We thank you for being patient and apologise sincerely for the inconvenience this may have caused.

Updated
Dec 28 at 03:59pm GMT

We have began migrating data we recovered yesterday to the new node, we will then attempt to restart the VMs.

Updated
Dec 28 at 02:42pm GMT

The failed drives have been replaced and we are now reinstalling the node.

Updated
Dec 27 at 09:14pm GMT

We have been able to access some data and recover approx. 2TB. We are unsure of the state of the ploop hdd of your VM until we begin restoring tomorrow evening.

As a result we have paused creating new VMs, we hope that most data is in recoverable state to bring your VM back online. If you have your own backups and would like to get back online ASAP, then please simply submit a ticket to have a new VM created with the same IPs.

Once again we apologise for any inconvenience this may have caused and thank you for your patience.

Updated
Dec 27 at 02:18pm GMT

We are attempting to recover data from the array, we may be successful. We have paused creating new VMs.

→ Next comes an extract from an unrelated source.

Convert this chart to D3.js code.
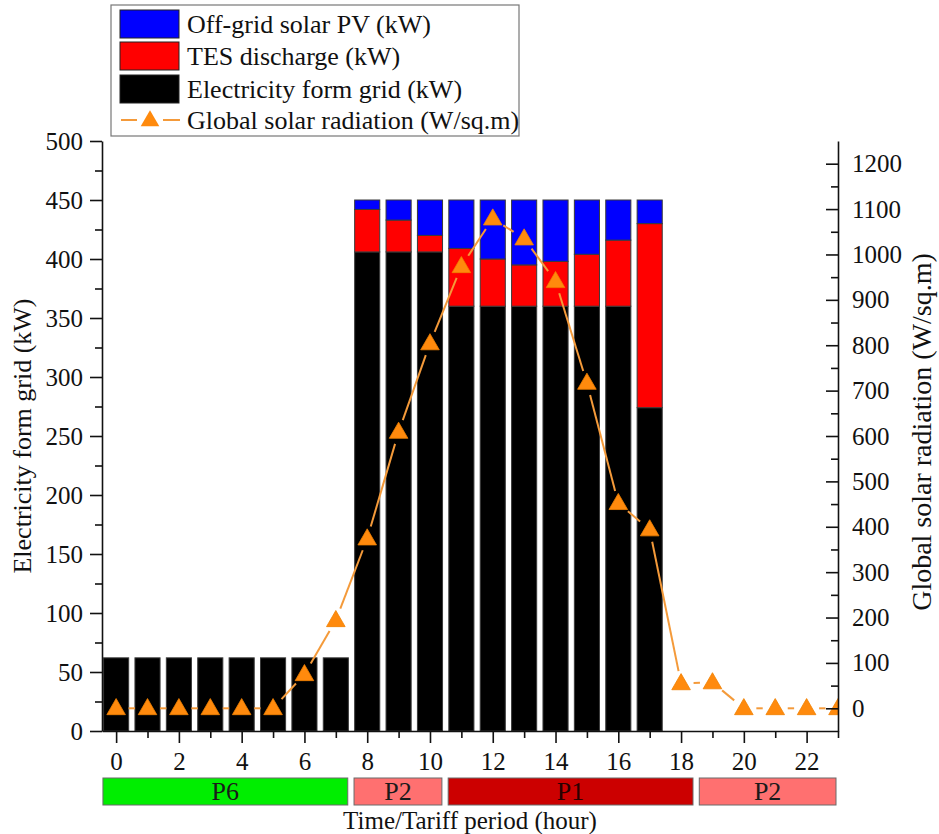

If you have your own backups and need to be online ASAP then please submit ticket so we can create new VM (same IP).

Updated
Dec 27 at 10:31am GMT

We have began creating new VMs and emailing clients new details, we believe the data is not recoverable. Should this change tomorrow, we will inform clients immediately however you should begin plans to restore from your own available backups. At the same time we will also be extending all affected VMs due dates by +1 month.

This is our first major incident in several years, we apologise for any inconvenience this may have caused.

Created
Dec 27 at 08:30am GMT

We are currently investigating two drive failure on the same RAID10 span and we believe it will mean the data is lost.

Unfortunately due to COVID restrictions and holidays, our datacentre has informed us no engineer is available to investigate on site and replace the failed drives till tomorrow.

This is the only node down in NL.